Taking action on your carbon footprint doesn't have to be as overwhelming and confusing as it often seems. Here's a simple guide.
This is the third article in a series - The Net Zero Carbon Transformation and your Business. Check out the other ones when you're done:
1. Journey to Net Zero – a COP26 explainer
2. What do climate change goals have to do with business?
Carbon reduction hierarchy
Many of us are familiar with the waste hierarchy, which sets the order of priority of managing waste - reduce, reuse, recycle. There is similarly an energy hierarchy, which for businesses is essentially the following:
- Turn it off (avoid using energy) - use natural insulation and ventilation (both your building envelope and your personal dress!) to minimise the need for heating and cooling, switch off lights and equipment when not needed, avoid unnecessary travel etc. This can be supported by using automatic power-saving settings on equipment and installing timers and motion sensors on lights and heating and cooling.
- Use energy efficiently - invest in energy efficient equipment eg. heating, cooling and ventilation, lights, IT equipment, kitchen appliances etc. (generally in that order to achieve the biggest reductions). You can hire someone to do an energy audit or use smart meters to help you prioritise the biggest energy users.
- Switch energy source - electrify any fuel use (vehicles, gas power) and switch to renewable energy (either rooftop panels or buying through a renewables-focused power company or GreenPower product).
- Offset - any remaining carbon.
The strategies at the bottom of this list can be the quickest way to carbon neutrality, but also the most expensive. So if you want to make the change quickly, you can start by switching to renewables and offsetting your remaining footprint immediately, but make sure to go back and apply the first two strategies to reduce your actual energy requirements (and go net zero as discussed in the previous article in this series).
The above actions are relevant for most businesses. However some industries have specific emissions sources and actions to address, including:
- Agriculture - minimise land clearing and apply technologies to reduce methane and nitrous oxide emission
- Landfills - capture landfill gas (high in methane) and use for energy generation
- Construction - minimise the carbon footprint of construction materials, especially concrete, and design for building efficiency
- Manufacturing and industry - minimise fugitive emissions from industrial processes and design products for efficiency in use
- Oil, gas and mining - minimise fugitive emissions from extraction, storage and transmission of oil, gas and coal.
Support available for small businesses
There are many discounts, rebates, grants and free services available to make these changes affordable and accessible to small businesses. This includes solar panels, efficient equipment and lighting upgrades, and business energy audits, often available free or at a fraction of cost. Make sure to check your state government and local council website for the ones relevant to your area.
Looking beyond your direct footprint
Once you've addressed your own footprint, you can start looking at what else you can influence.
What about your indirect footprint, or the products and services used by your business? Ask suppliers about their carbon and net zero plans, and where possible, preferentially choose those who are taking action.

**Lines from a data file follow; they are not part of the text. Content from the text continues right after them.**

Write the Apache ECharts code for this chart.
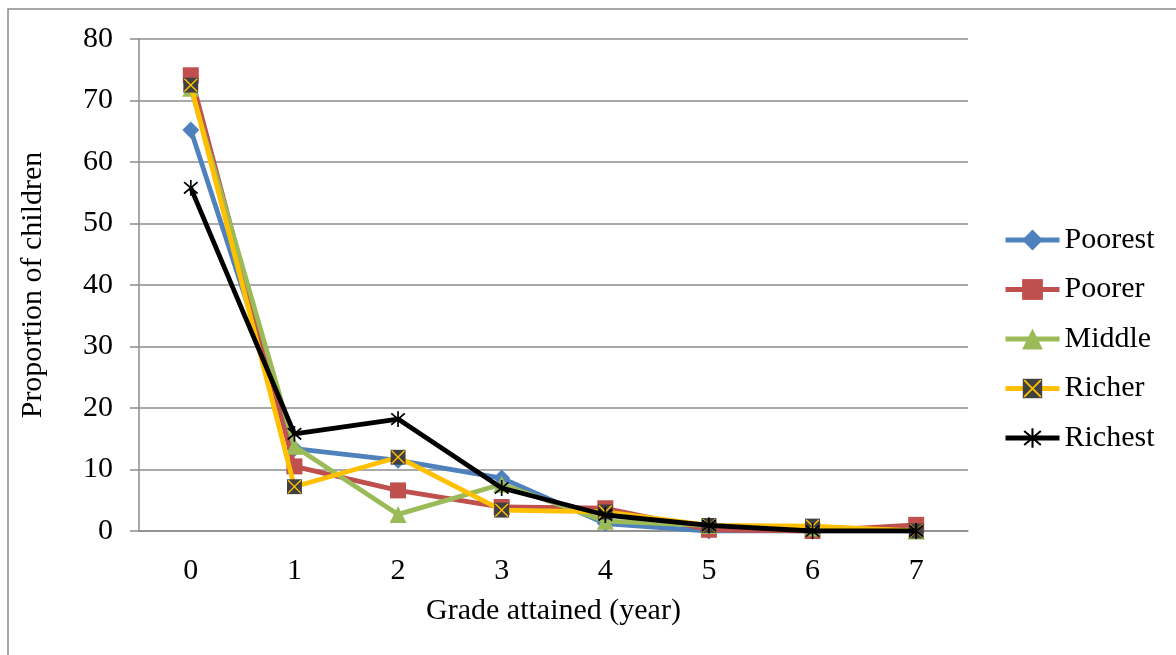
<!DOCTYPE html>
<html>
<head>
<meta charset="utf-8">
<script src="https://cdn.jsdelivr.net/npm/echarts@6/dist/echarts.min.js"></script>
<style>html,body{margin:0;padding:0;background:#fff}#c{width:1176px;height:655px}</style>
</head>
<body>
<div id="c"></div>
<script>
const categories = ['0','1','2','3','4','5','6','7'];
const seriesNames = ['Poorest','Poorer','Middle','Richer','Richest'];
const poorest = [65.2, 13.4, 11.5, 8.6, 1.2, 0, 0, 0];
const poorer  = [74.1, 10.5, 6.6, 3.9, 3.7, 0.2, 0, 1.0];
const middle  = [72.0, 13.8, 2.7, 7.6, 1.6, 0.9, 0.5, 0];
const richer  = [72.5, 7.2, 12.0, 3.4, 3.1, 0.9, 0.8, 0];
const richest = [55.8, 15.8, 18.2, 7.0, 2.6, 0.9, 0, 0];
const yTicks = [0,10,20,30,40,50,60,70,80];

const colors = ['#4F81BD','#C0504D','#9BBB59','#FFC000','#000000'];
function svgSym(svg){ return 'image://data:image/svg+xml;charset=utf-8,' + encodeURIComponent(svg); }
const richerSym = svgSym('<svg xmlns="http://www.w3.org/2000/svg" width="30" height="30" viewBox="0 0 30 30"><rect x="1" y="1" width="28" height="28" fill="#404040"/><path d="M3 3 L27 27 M27 3 L3 27" stroke="#FFC000" stroke-width="2.6" fill="none"/></svg>');
const richestSym = svgSym('<svg xmlns="http://www.w3.org/2000/svg" width="30" height="30" viewBox="0 0 30 30"><path d="M15 1 L15 29 M3 5 L27 25 M27 5 L3 25" stroke="#000" stroke-width="3" fill="none"/></svg>');
const symbols = ['diamond','rect','triangle',richerSym,richestSym];
const sizes = [17,16,17,16,17];
const dataSets = [poorest,poorer,middle,richer,richest];

const font = 'Liberation Serif, Times New Roman, serif';
const FS = 30;
const chart = echarts.init(document.getElementById('c'));
chart.setOption({
  animation:false,
  backgroundColor:'#fff',
  graphic:[{type:'rect',shape:{x:8,y:9,width:1300,height:800},style:{fill:'none',stroke:'#8c8c8c',lineWidth:1.5},silent:true}],
  grid:{left:139,right:208,top:39,bottom:124,containLabel:false},
  legend:{
    orient:'vertical',left:998,top:220,itemWidth:54,itemHeight:26,itemGap:19.5,
    data:seriesNames,
    lineStyle:{width:5},
    textStyle:{fontFamily:font,fontSize:FS,color:'#000',lineHeight:30}
  },
  xAxis:{
    type:'category',data:categories,boundaryGap:true,
    name:'Grade attained (year)',nameLocation:'middle',nameGap:65,
    nameTextStyle:{fontFamily:font,fontSize:FS,color:'#000'},
    axisLine:{lineStyle:{color:'#8c8c8c',width:1.5}},
    axisTick:{show:false},
    axisLabel:{fontFamily:font,fontSize:FS,color:'#000',margin:25},
    splitLine:{show:false}
  },
  yAxis:{
    type:'value',min:0,max:80,interval:10,
    name:'Proportion of children',nameLocation:'middle',nameGap:91,
    nameTextStyle:{fontFamily:font,fontSize:FS,color:'#000'},
    axisLine:{show:true,lineStyle:{color:'#8c8c8c',width:1.5}},
    axisTick:{show:true,length:9,lineStyle:{color:'#8c8c8c',width:1.5}},
    axisLabel:{fontFamily:font,fontSize:FS,color:'#000',margin:26,
      formatter:function(v){return yTicks.indexOf(v)>=0?String(v):'';}},
    splitLine:{show:true,lineStyle:{color:'#8c8c8c',width:1.5}}
  },
  series:seriesNames.map((n,i)=>({
    name:n,type:'line',data:dataSets[i],
    symbol:symbols[i],symbolSize:sizes[i],showAllSymbol:true,
    lineStyle:{color:colors[i],width:4.8},
    itemStyle:{color:colors[i],borderWidth:0},
    z:2+i
  }))
});
</script>
</body>
</html>
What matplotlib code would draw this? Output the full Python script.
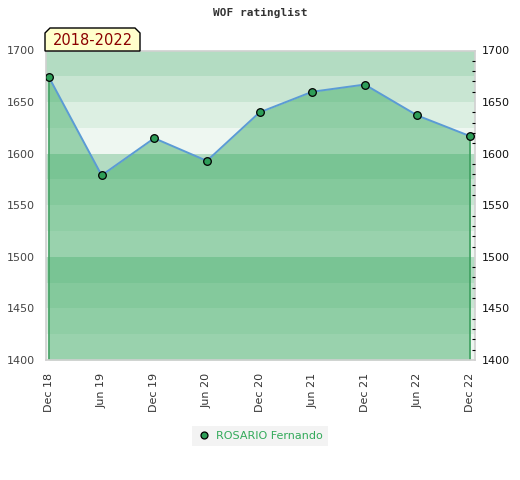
import matplotlib
matplotlib.use('Agg')
from matplotlib import pyplot as plt
from matplotlib.patches import Polygon
import numpy as np

# data
periods = ['Dec 18', 'Jun 19', 'Dec 19', 'Jun 20', 'Dec 20', 'Jun 21', 'Dec 21', 'Jun 22', 'Dec 22']
ratings = [1674, 1579, 1615, 1593, 1640, 1660, 1667, 1637, 1617]
player = 'ROSARIO Fernando'
span_label = '2018-2022'
y_ticks = [1400, 1450, 1500, 1550, 1600, 1650, 1700]

W, H = 520, 480
fig = plt.figure(figsize=(W / 100, H / 100), dpi=100)
ax = fig.add_axes([46 / W, 1 - 360 / H, (475 - 46) / W, (360 - 50.5) / H])

x = np.arange(len(periods))
ymin, ymax = 1400, 1700

# background bands, every 25 points, lighter towards bottom of each hundred
band_cols = ['#b3dcc2', '#c8e5d2', '#dcefe2', '#eef7f1']
for top in range(ymax, ymin, -25):
    k = ((ymax - top) // 25) % 4
    ax.axhspan(top - 25, top, color=band_cols[k], lw=0, zorder=0)

# filled area under the rating line
fill_col = (53 / 255, 168 / 255, 94 / 255)
ax.fill_between(x, ratings, ymin, color=fill_col, alpha=0.46, lw=0, zorder=1)
ax.vlines([x[0], x[-1]], ymin, [ratings[0], ratings[-1]], color='#3f9f60', lw=1.2, zorder=2)
ax.plot(x, ratings, color='#5b9bd5', lw=1.4, zorder=3)
ax.plot(x, ratings, 'o', ms=5.5, mfc='#2e9e58', mec='black', mew=0.9, zorder=4)

ax.set_xlim(-0.057, len(periods) - 1 + 0.095)
ax.set_ylim(ymin, ymax)

ax.set_xticks(x)
ax.set_xticklabels(periods, rotation=90, fontsize=8, color='#333333')
ax.tick_params(axis='x', length=0, pad=9)

ax.set_yticks(y_ticks)
ax.tick_params(axis='y', which='major', length=0, labelsize=8, labelcolor='#444444', pad=8)

for s in ax.spines.values():
    s.set_color('#d0d0d0')
    s.set_linewidth(1.2)

# right axis with minor ticks every 10
ax2 = ax.twinx()
ax2.set_ylim(ymin, ymax)
ax2.set_yticks(y_ticks)
ax2.set_yticks([v for v in range(ymin + 10, ymax, 10) if v % 50 != 0], minor=True)
ax2.tick_params(axis='y', which='major', length=0, labelsize=8, labelcolor='#111111', pad=5)
ax2.tick_params(axis='y', which='minor', length=2.4, width=0.8, direction='in', color='black')
for s in ax2.spines.values():
    s.set_visible(False)

# title
fig.text(260 / W, 1 - 13 / H, 'WOF ratinglist', ha='center', va='center',
         family='DejaVu Sans Mono', fontweight='bold', fontsize=8, color='#333333')

# period label box with clipped top corners
bx0, bx1, by0, by1, c = 45, 140, 28, 51, 5
pts = [(bx0, by1), (bx0, by0 + c), (bx0 + c, by0), (bx1 - c, by0), (bx1, by0 + c), (bx1, by1)]
pts = [(px / W, 1 - py / H) for px, py in pts]
fig.patches.append(Polygon(pts, closed=True, transform=fig.transFigure, fc='#ffffcc',
                           ec='black', lw=1, zorder=5))
fig.text((bx0 + bx1) / 2 / W, 1 - 40.5 / H, span_label, ha='center', va='center',
         fontsize=10.5, color='#8b0000', zorder=6)

# legend
leg = ax.legend([plt.Line2D([], [], ls='', marker='o', ms=5, mfc='#2e9e58', mec='black', mew=0.9)],
                [player], loc='center', bbox_to_anchor=(260 / W, 1 - 436 / H),
                bbox_transform=fig.transFigure, frameon=True, fontsize=8,
                handletextpad=0.5, borderpad=0.45, handlelength=1.2)
leg.get_frame().set_facecolor('#f0f0f0')
leg.get_frame().set_edgecolor('none')
leg.get_frame().set_boxstyle('square', pad=0)
for t in leg.get_texts():
    t.set_color('#33aa5a')

fig.savefig('out.png', dpi=100)
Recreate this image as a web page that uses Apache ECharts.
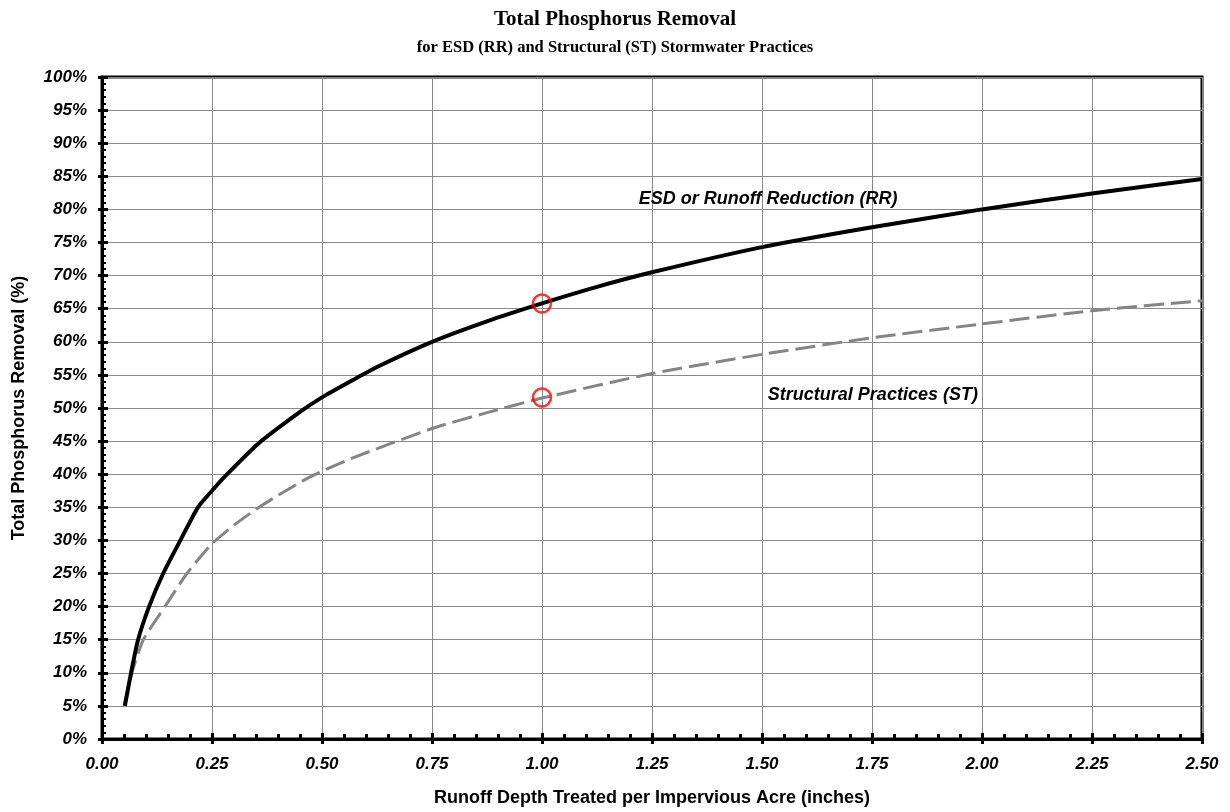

You can also look to influence others around you, including communicating your carbon commitments and progress to your customers, your employees, and peers through industry and business networks.
Consider measuring your footprint and setting a carbon reduction target
As discussed in the previous article in this series, growing numbers of businesses are committing to reducing their absolute value chain emissions to zero by 2050, including over 300 small and medium businesses according to Purpose Bureau.
In order to do so, you will first need to measure your current footprint. This includes gas consumption, fuel used in company-owned vehicles, electricity consumption, and for some industries, other energy uses (eg. steam) and process emissions. There are a number of handy calculators available on the web to help you, like this one.
Small businesses are also encouraged to measure key indirect value chain emissions such as business travel, paper use and waste, but there is less focus on measuring the entire Scope 3 footprint than for large businesses.